- **Stated problem**
With pictures left out, retype the lines from the start of the records through the one that contains "plt.rcParams['font.family'] = ['Liberation".

Stored data:
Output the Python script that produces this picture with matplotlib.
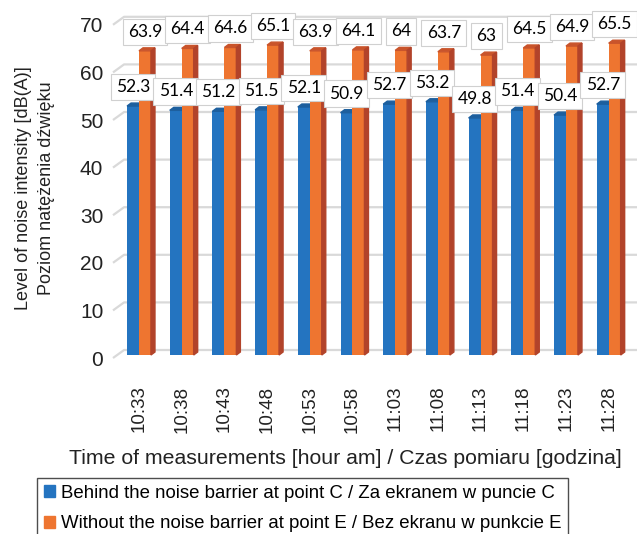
import numpy as np
import matplotlib
matplotlib.use("Agg")
import matplotlib.pyplot as plt
from matplotlib.patches import Polygon, Patch
from matplotlib.transforms import ScaledTranslation

plt.rcParams['font.family'] = ['Liberation Sans', 'DejaVu Sans']

# data
times = ["10:33", "10:38", "10:43", "10:48", "10:53", "10:58",
         "11:03", "11:08", "11:13", "11:18", "11:23", "11:28"]
behind = [52.3, 51.4, 51.2, 51.5, 52.1, 50.9, 52.7, 53.2, 49.8, 51.4, 50.4, 52.7]
without = [63.9, 64.4, 64.6, 65.1, 63.9, 64.1, 64, 63.7, 63, 64.5, 64.9, 65.5]
yticks = [0, 10, 20, 30, 40, 50, 60, 70]

blue = "#2474c0"
orange = "#ee7530"
orange_side = "#b2432a"
orange_top = "#c9542b"
blue_top = "#1d5f9e"
grid = "#d9d9d9"

fig = plt.figure(figsize=(6.37, 5.34), dpi=100)
W, H = 637, 534
ax = fig.add_axes([113 / W, (H - 362) / H, 524 / W, 352 / H])
ax.set_xlim(-0.609, 11.663)
ax.set_ylim(-1.47, 72.48)

x = np.arange(len(times))
w = 0.28
dx, dy = 0.094, 0.63  # depth of the 3d faces (data units)

# slanted 3d gridlines
for v in yticks:
    ax.plot([-0.609, -0.35, 11.663], [v - 0.63, v + 1.05, v + 1.05],
            color=grid, lw=1.6, zorder=0, clip_on=False, solid_capstyle='butt')

ax.bar(x - w / 2, behind, w, color=blue, zorder=2)
ax.bar(x + w / 2, without, w, color=orange, zorder=3)

for i in range(len(times)):
    b, o = behind[i], without[i]
    # top face of blue bar
    ax.add_patch(Polygon([[i - w, b], [i - w + dx, b + dy], [i + dx, b + dy], [i, b]],
                         closed=True, color=blue_top, zorder=2))
    # top and side of orange bar
    ax.add_patch(Polygon([[i, o], [i + dx, o + dy], [i + w + dx, o + dy], [i + w, o]],
                         closed=True, color=orange_top, zorder=3))
    ax.add_patch(Polygon([[i + w, 0], [i + w + dx, dy], [i + w + dx, o + dy], [i + w, o]],
                         closed=True, color=orange_side, zorder=3))

box = dict(boxstyle="square,pad=0.3", fc="white", ec="#d0d0d0", lw=0.8)
for i in range(len(times)):
    ax.annotate(f"{behind[i]:g}", (x[i] - w / 2, behind[i]), xytext=(0, 13.7),
                textcoords="offset points", ha="center", va="center",
                fontsize=12.5, family=["Lato", "DejaVu Sans"], bbox=box, zorder=5)
    ax.annotate(f"{without[i]:g}", (x[i] + w / 2, without[i]), xytext=(0, 13.7),
                textcoords="offset points", ha="center", va="center",
                fontsize=12.5, family=["Lato", "DejaVu Sans"], bbox=box, zorder=5)

ax.set_yticks(yticks)
ax.set_yticklabels([str(t) for t in yticks], fontsize=15, color="#222222")
ax.set_xticks(x)
ax.set_xticklabels(times, rotation=90, fontsize=13.5, color="#222222")
ax.tick_params(axis="y", length=0, pad=7)
ax.tick_params(axis="x", length=0, pad=17)
for lab in ax.get_yticklabels():
    lab.set_transform(lab.get_transform() + ScaledTranslation(0, -3 / 100, fig.dpi_scale_trans))
for s in ax.spines.values():
    s.set_visible(False)
ax.set_facecolor("none")

fig.text(345 / W, 1 - 458 / H, "Time of measurements [hour am] / Czas pomiaru [godzina]",
         ha="center", va="center", fontsize=15.3, color="#222222")
fig.text(35 / W, 1 - 188 / H, "Level of noise intensity [dB(A)]\nPoziom natężenia dźwięku",
         ha="center", va="center", rotation=90, ma="center", fontsize=13,
         color="#222222", linespacing=1.4)

handles = [Patch(color=blue), Patch(color=orange)]
labels = ["Behind the noise barrier at point C / Za ekranem w puncie C",
          "Without the noise barrier at point E / Bez ekranu w punkcie E"]
leg = fig.legend(handles, labels, loc="upper left", bbox_to_anchor=(37 / W, 1 - 478 / H),
                 fontsize=13.4, frameon=True, fancybox=False, edgecolor="#222222",
                 handlelength=0.6, handleheight=0.6, handletextpad=0.35,
                 labelspacing=0.75, borderpad=0.35, borderaxespad=0)
leg.get_frame().set_linewidth(1.0)

fig.savefig("out.png", dpi=100)
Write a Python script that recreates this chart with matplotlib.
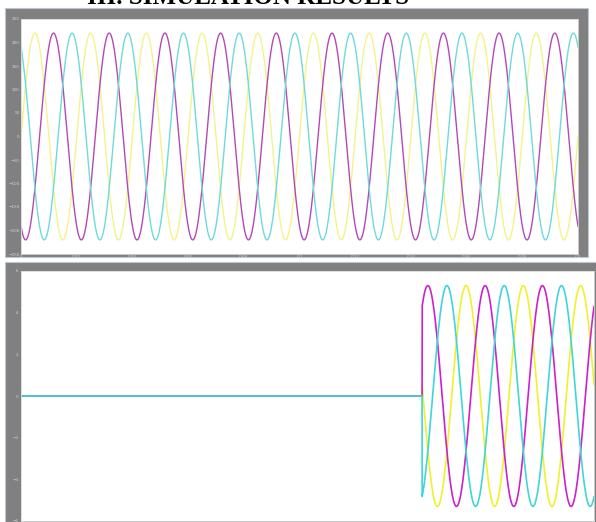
import numpy as np
import matplotlib
matplotlib.use('Agg')
import matplotlib.pyplot as plt
from matplotlib.patches import Rectangle

# ---- values ----
freq = 50.0                      # Hz, 10 cycles across 0..0.2 s
t_end = 0.2

# top panel: supply voltages
top_amp = 220.0
top_phase_deg = {'yellow': 0.0, 'magenta': -120.0, 'cyan': 120.0}
top_yticks = [-250, -200, -150, -100, -50, 0, 50, 100, 150, 200, 250]
top_xticks = [0, 0.02, 0.04, 0.06, 0.08, 0.1, 0.12, 0.14, 0.16, 0.18, 0.2]
top_xlabels = ['0', '0.02', '0.04', '0.06', '0.08', '0.1', '0.12', '0.14', '0.16', '0.18', '0.2']

# bottom panel: currents switched on at t_on
bot_amp = 5.3
t_on = 0.14
bot_phase_deg = {'yellow': 174.0, 'magenta': 54.0, 'cyan': -66.0}
bot_yticks = [-6, -4, -2, 0, 2, 4, 6]

colors_top = {'yellow': '#f3f38a', 'magenta': '#b548b8', 'cyan': '#6fdada'}
colors_bot = {'yellow': '#f0f030', 'magenta': '#cc22cc', 'cyan': '#40d6d6'}

W, H = 596, 522
fig = plt.figure(figsize=(W / 100, H / 100), dpi=100)
fig.patch.set_facecolor('white')


def px_rect(x0, y0, x1, y1):
    # pixel box (top-left origin) -> figure fraction [l, b, w, h]
    return [x0 / W, 1 - y1 / H, (x1 - x0) / W, (y1 - y0) / H]


# gray frames behind the plot areas
for box in [(5, 8, 588, 257), (5, 262, 600, 525)]:
    l, b, w, h = px_rect(*box)
    fig.add_artist(Rectangle((l, b), w, h, transform=fig.transFigure,
                             facecolor='#808080', edgecolor='#b9c7d6',
                             linewidth=0.8, zorder=-5))

# heading is cut by the top edge, as in the source page
fig.text(248 / W, 1 - 4 / H, 'III. SIMULATION RESULTS', ha='center', va='baseline',
         fontsize=18, fontweight='bold', family='Liberation Serif', color='black')

t = np.linspace(0, t_end, 6000)
w = 2 * np.pi * freq

# ---- top panel ----
ax1 = fig.add_axes(px_rect(21, 19, 578, 254))
for name in ['yellow', 'magenta', 'cyan']:
    y = top_amp * np.sin(w * t + np.deg2rad(top_phase_deg[name]))
    ax1.plot(t, y, color=colors_top[name], linewidth=1.0)
ax1.set_xlim(0, t_end)
ax1.set_ylim(-250, 250)
ax1.set_yticks(top_yticks)
ax1.set_xticks(top_xticks)
ax1.set_xticklabels(top_xlabels)
ax1.tick_params(axis='both', length=0, labelsize=3, labelcolor='#d4d4d4', pad=1)

# ---- bottom panel ----
ax2 = fig.add_axes(px_rect(21, 271, 594, 521))
on = t >= t_on
for name in ['yellow', 'magenta', 'cyan']:
    y = np.where(on, bot_amp * np.sin(w * t + np.deg2rad(bot_phase_deg[name])), 0.0)
    ax2.plot(t, y, color=colors_bot[name], linewidth=1.2)
ax2.set_xlim(0, t_end)
ax2.set_ylim(-6, 6)
ax2.set_yticks(bot_yticks)
ax2.set_xticks([])
ax2.tick_params(axis='both', length=0, labelsize=3, labelcolor='#d4d4d4', pad=2)

for ax in (ax1, ax2):
    ax.set_facecolor('white')
    for s in ax.spines.values():
        s.set_color('#d8d8d8')
        s.set_linewidth(0.6)

fig.savefig('out.png', dpi=100)
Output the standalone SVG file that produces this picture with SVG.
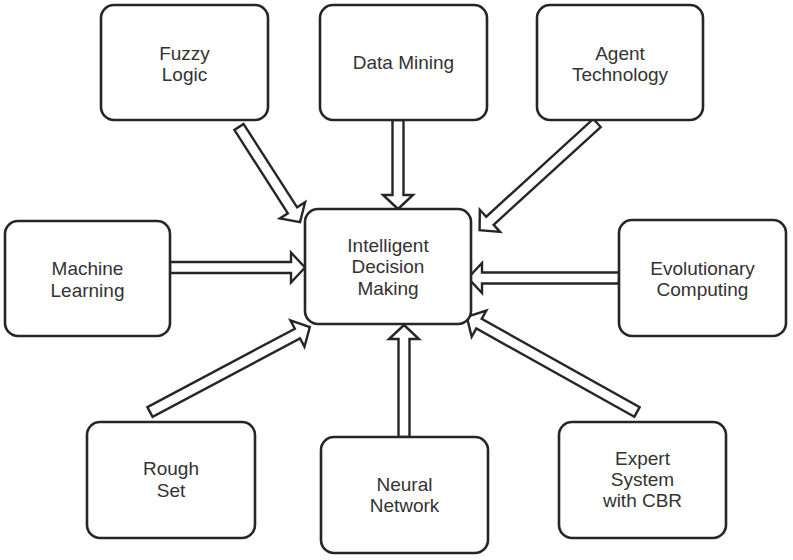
<svg xmlns="http://www.w3.org/2000/svg" width="793" height="560" viewBox="0 0 793 560">
<style>
.box{fill:#fff;stroke:#262626;stroke-width:2.6}
.lbl{font-family:"Liberation Sans",Arial,sans-serif;font-size:19px;fill:#333;text-anchor:middle}
.arr{fill:#fff;stroke:#262626;stroke-width:2.4;stroke-linejoin:miter}
</style>
<rect width="793" height="560" fill="#fff"/>
<g id="connectors">
<polygon class="arr" transform="translate(239,127) rotate(57.3)" points="0,-5.5 99,-5.5 99,-15 113,0 99,15 99,5.5 0,5.5"/>
<polygon class="arr" transform="translate(398,120) rotate(90)" points="0,-5.5 75,-5.5 75,-15 89,0 75,15 75,5.5 0,5.5"/>
<polygon class="arr" transform="translate(597,123) rotate(137.6)" points="0,-5.5 145,-5.5 145,-15 159,0 145,15 145,5.5 0,5.5"/>
<polygon class="arr" transform="translate(170,267.5)" points="0,-5.5 121,-5.5 121,-15 135,0 121,15 121,5.5 0,5.5"/>
<polygon class="arr" transform="translate(619,278) rotate(180)" points="0,-5.5 137,-5.5 137,-15 151,0 137,15 137,5.5 0,5.5"/>
<polygon class="arr" transform="translate(150,412) rotate(-28)" points="0,-5.5 167,-5.5 167,-15 181,0 167,15 167,5.5 0,5.5"/>
<polygon class="arr" transform="translate(404,437) rotate(-90)" points="0,-5.5 98,-5.5 98,-15 112,0 98,15 98,5.5 0,5.5"/>
<polygon class="arr" transform="translate(637,412) rotate(-150.8)" points="0,-5.5 181,-5.5 181,-15 195,0 181,15 181,5.5 0,5.5"/>
</g>
<g id="fuzzy-logic">
<rect class="box" x="101" y="5" width="167" height="115" rx="13"/>
<text class="lbl" x="184.5" y="60">Fuzzy</text>
<text class="lbl" x="184.5" y="81">Logic</text>
</g>
<g id="data-mining">
<rect class="box" x="320" y="5" width="167" height="115" rx="13"/>
<text class="lbl" x="403.5" y="69">Data Mining</text>
</g>
<g id="agent-technology">
<rect class="box" x="537" y="5" width="166" height="115" rx="13"/>
<text class="lbl" x="620" y="60">Agent</text>
<text class="lbl" x="620" y="81">Technology</text>
</g>
<g id="machine-learning">
<rect class="box" x="5" y="221" width="165" height="115" rx="13"/>
<text class="lbl" x="87.5" y="275">Machine</text>
<text class="lbl" x="87.5" y="297">Learning</text>
</g>
<g id="intelligent-decision-making">
<rect class="box" x="305" y="209" width="166" height="115" rx="13"/>
<text class="lbl" x="388" y="252">Intelligent</text>
<text class="lbl" x="388" y="273">Decision</text>
<text class="lbl" x="388" y="295">Making</text>
</g>
<g id="evolutionary-computing">
<rect class="box" x="619" y="220" width="167" height="116" rx="13"/>
<text class="lbl" x="702.5" y="275">Evolutionary</text>
<text class="lbl" x="702.5" y="296">Computing</text>
</g>
<g id="rough-set">
<rect class="box" x="87" y="422" width="168" height="116" rx="13"/>
<text class="lbl" x="171" y="475">Rough</text>
<text class="lbl" x="171" y="497">Set</text>
</g>
<g id="neural-network">
<rect class="box" x="321" y="437" width="167" height="116" rx="13"/>
<text class="lbl" x="404.5" y="491">Neural</text>
<text class="lbl" x="404.5" y="512">Network</text>
</g>
<g id="expert-system">
<rect class="box" x="559" y="422" width="167" height="116" rx="13"/>
<text class="lbl" x="642.5" y="465">Expert</text>
<text class="lbl" x="642.5" y="486">System</text>
<text class="lbl" x="642.5" y="507">with CBR</text>
</g>
</svg>
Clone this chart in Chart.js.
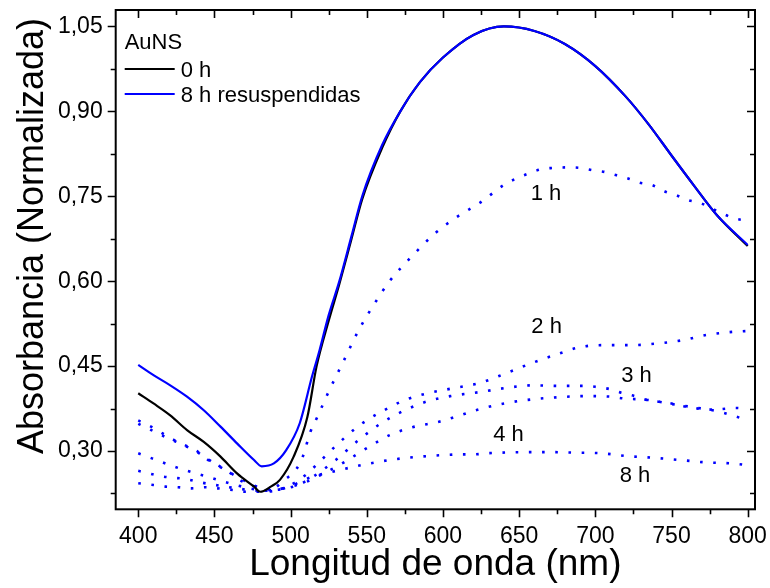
<!DOCTYPE html>
<html><head><meta charset="utf-8">
<script src="https://cdn.jsdelivr.net/npm/chart.js@4.4.0/dist/chart.umd.min.js"></script>
<style>html,body{margin:0;padding:0;background:#fff}</style>
</head><body>
<canvas id="c" width="770" height="588"></canvas>
<script>
// ---- data ----
const wl0h = [400,410,421,432,443,454,465,476,480,487,493,502,511,517,525,532,540,547,560,572,585,600,620,640,660,680,700,720,735,750,765,780,800];
const abs0h = [0.402,0.384,0.363,0.337,0.316,0.290,0.260,0.237,0.228,0.237,0.249,0.290,0.360,0.449,0.530,0.595,0.675,0.745,0.835,0.900,0.952,0.995,1.035,1.050,1.042,1.019,0.980,0.926,0.877,0.822,0.768,0.716,0.662];

const wlRes = [400,410,421,432,443,454,465,476,481,489,497,506,514,519,525,532,540,547,560,572,585,600,620,640,660,680,700,720,735,750,765,780,800];
const absRes = [0.452,0.434,0.416,0.396,0.372,0.343,0.313,0.284,0.273,0.278,0.301,0.349,0.431,0.478,0.540,0.600,0.680,0.750,0.840,0.900,0.952,0.995,1.035,1.050,1.042,1.019,0.980,0.926,0.877,0.822,0.768,0.716,0.664];

const wl1h = [400,409,416,423,431,439,446,454,461,469,477,485,497,504,508,513,517,525,535,545,555,565,580,595,610,624,631,640,647,656,665,672,681,690,698,706,714,722,729,737,746,753,761,769,776,783,791,800];
const abs1h = [0.354,0.342,0.331,0.320,0.310,0.299,0.284,0.272,0.260,0.245,0.237,0.230,0.251,0.269,0.290,0.334,0.357,0.405,0.460,0.515,0.560,0.600,0.645,0.685,0.715,0.738,0.752,0.770,0.780,0.790,0.798,0.800,0.801,0.800,0.796,0.793,0.787,0.781,0.774,0.770,0.758,0.752,0.743,0.738,0.729,0.720,0.711,0.707];

const wl2h = [400,410,420,430,440,450,460,470,480,490,500,510,519,530,545,560,575,590,605,624,642,658,675,691,707,724,741,758,773,788,800];
const abs2h = [0.348,0.335,0.322,0.310,0.296,0.278,0.262,0.247,0.235,0.232,0.240,0.258,0.281,0.310,0.345,0.370,0.390,0.402,0.410,0.420,0.438,0.455,0.471,0.484,0.487,0.487,0.490,0.496,0.505,0.510,0.512];

const wl3h = [400,409,424,432,445,460,475,485,495,505,515,530,545,560,575,590,605,624,643,659,676,693,701,710,717,726,734,742,750,758,765,773,782,792,800];
const abs3h = [0.296,0.287,0.272,0.265,0.255,0.243,0.233,0.230,0.233,0.240,0.255,0.285,0.320,0.350,0.372,0.388,0.397,0.404,0.412,0.416,0.415,0.415,0.413,0.409,0.403,0.397,0.390,0.387,0.384,0.379,0.376,0.373,0.374,0.376,0.374];

const wl4h = [400,416,432,440,455,470,480,490,500,510,520,535,550,565,580,598,610,624,642,658,676,693,710,718,735,750,765,782,798];
const abs4h = [0.265,0.255,0.250,0.245,0.238,0.232,0.230,0.232,0.237,0.245,0.258,0.280,0.305,0.328,0.342,0.352,0.362,0.374,0.385,0.391,0.395,0.397,0.396,0.393,0.390,0.383,0.377,0.369,0.356];

const wl8h = [400,410,418,426,435,444,452,462,471,480,490,502,508,515,530,550,570,590,602,611,620,629,637,654,670,688,704,721,738,756,772,790,800];
const abs8h = [0.243,0.240,0.237,0.236,0.234,0.236,0.234,0.231,0.228,0.228,0.230,0.240,0.248,0.255,0.265,0.277,0.286,0.291,0.293,0.294,0.294,0.296,0.297,0.298,0.298,0.297,0.296,0.291,0.288,0.284,0.280,0.278,0.275];

const seriesLabels = ['0 h','8 h resuspendidas','1 h','2 h','3 h','4 h','8 h'];
const legendTitle = 'AuNS';
const xTitle = 'Longitud de onda (nm)';
const yTitle = 'Absorbancia (Normalizada)';

// ---- build ----
const pts = (xs, ys) => xs.map((x, i) => ({x, y: ys[i]}));
const FONT = "'Liberation Sans', Arial, sans-serif";
Chart.defaults.font.family = FONT;
Chart.defaults.color = '#000';

const BLUE = '#0000ff';
const solid = (label, xs, ys, color, order) => ({label, data: pts(xs, ys), borderColor: color, borderWidth: 2.2, pointRadius: 0, order, fill: false, cubicInterpolationMode: 'monotone', inLegend: true});
const dotted = (label, xs, ys) => ({label, data: pts(xs, ys), borderColor: BLUE, borderWidth: 2.6, borderDash: [2.6, 10.6], pointRadius: 0, order: 2, fill: false, cubicInterpolationMode: 'monotone', inLegend: false});

const datasets = [
  solid(seriesLabels[0], wl0h, abs0h, '#000000', 1),
  solid(seriesLabels[1], wlRes, absRes, BLUE, 0),
  dotted(seriesLabels[2], wl1h, abs1h),
  dotted(seriesLabels[3], wl2h, abs2h),
  dotted(seriesLabels[4], wl3h, abs3h),
  dotted(seriesLabels[5], wl4h, abs4h),
  dotted(seriesLabels[6], wl8h, abs8h)
];

const isMajor = (v, step) => { const k = v / step; return Math.abs(k - Math.round(k)) < 1e-6; };

const framePlugin = {
  id: 'frame',
  afterDatasetsDraw(chart) {
    const {ctx, chartArea: a, scales: {x, y}} = chart;
    const opt = chart.options.plugins.frame;
    ctx.save();
    ctx.strokeStyle = '#000';
    ctx.lineWidth = 1.6;
    x.ticks.forEach(t => {
      const px = Math.round(x.getPixelForValue(t.value)) + 0.5;
      const L = isMajor(t.value, 50) ? 8 : 5;
      ctx.beginPath();
      ctx.moveTo(px, a.bottom); ctx.lineTo(px, a.bottom + L);
      ctx.moveTo(px, a.top); ctx.lineTo(px, a.top + L);
      ctx.stroke();
    });
    y.ticks.forEach(t => {
      const py = Math.round(y.getPixelForValue(t.value)) + 0.5;
      const L = isMajor(t.value, 0.15) ? 8 : 5;
      ctx.beginPath();
      ctx.moveTo(a.left, py); ctx.lineTo(a.left - L, py);
      ctx.moveTo(a.right, py); ctx.lineTo(a.right - L, py);
      ctx.stroke();
    });
    ctx.lineWidth = 2;
    ctx.strokeRect(a.left, a.top, a.right - a.left, a.bottom - a.top);

    // y-axis title
    ctx.fillStyle = '#000';
    ctx.save();
    ctx.translate(opt.yTitle.x, opt.yTitle.y);
    ctx.rotate(-Math.PI / 2);
    ctx.font = `${opt.yTitle.size}px ${FONT}`;
    ctx.textAlign = 'center';
    ctx.textBaseline = 'middle';
    ctx.fillText(yTitle, 0, 0);
    ctx.restore();

    // legend
    const lg = opt.legend;
    ctx.font = `22px ${FONT}`;
    ctx.textBaseline = 'alphabetic';
    ctx.textAlign = 'left';
    ctx.fillText(legendTitle, a.left + lg.dx, a.top + lg.titleBase);
    let row = 0;
    chart.data.datasets.forEach(ds => {
      if (!ds.inLegend) return;
      const yy = a.top + lg.firstLine + row * lg.rowGap;
      ctx.strokeStyle = ds.borderColor;
      ctx.lineWidth = ds.borderWidth;
      ctx.beginPath();
      ctx.moveTo(a.left + lg.dx, yy); ctx.lineTo(a.left + lg.dx + lg.len, yy);
      ctx.stroke();
      ctx.fillText(ds.label, a.left + lg.dx + lg.len + 6, yy + 8);
      row++;
    });

    // curve tags
    ctx.textAlign = 'center';
    ctx.textBaseline = 'middle';
    opt.tags.forEach(tg => {
      ctx.fillText(tg.t, x.getPixelForValue(tg.x), y.getPixelForValue(tg.y));
    });
    ctx.restore();
  }
};

new Chart(document.getElementById('c'), {
  type: 'line',
  data: {datasets},
  plugins: [framePlugin],
  options: {
    responsive: false,
    animation: false,
    devicePixelRatio: 1,
    layout: {padding: {left: 0, right: 15, top: 10, bottom: 0}},
    plugins: {
      legend: {display: false},
      tooltip: {enabled: false},
      frame: {
        yTitle: {x: 33, y: 236, size: 36},
        legend: {dx: 9, titleBase: 39, firstLine: 59, rowGap: 25, len: 50},
        tags: [
          {t: '1 h', x: 667.6, y: 0.754},
          {t: '2 h', x: 668, y: 0.519},
          {t: '3 h', x: 727, y: 0.432},
          {t: '4 h', x: 643, y: 0.329},
          {t: '8 h', x: 726, y: 0.256}
        ]
      }
    },
    scales: {
      x: {
        type: 'linear', min: 385.2, max: 804.8,
        afterFit(s) { s.height = 78.7; s.paddingLeft = 0; s.paddingRight = 0; },
        grid: {display: false, drawTicks: false},
        border: {display: false},
        ticks: {stepSize: 25, includeBounds: false, autoSkip: false, maxRotation: 0, padding: 14,
          font: {size: 23}, callback: v => isMajor(v, 50) ? String(Math.round(v)) : ''},
        title: {display: true, text: xTitle, font: {size: 37}, padding: {top: 0, bottom: 1}}
      },
      y: {
        type: 'linear', min: 0.197, max: 1.079,
        afterFit(s) { s.width = 115.7; s.paddingTop = 0; s.paddingBottom = 0; },
        grid: {display: false, drawTicks: false},
        border: {display: false},
        ticks: {stepSize: 0.075, includeBounds: false, autoSkip: false, padding: 13,
          font: {size: 23}, callback: v => isMajor(v, 0.15) ? v.toFixed(2).replace('.', ',') : ''},
        title: {display: false}
      }
    }
  }
});
</script>
</body></html>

- **Exercise output**
Output the Python script that produces this picture with matplotlib.
import numpy as np
import matplotlib
matplotlib.use("Agg")
import matplotlib.pyplot as plt
from matplotlib.patches import Polygon, Patch
from matplotlib.transforms import ScaledTranslation

plt.rcParams['font.family'] = ['Liberation Sans', 'DejaVu Sans']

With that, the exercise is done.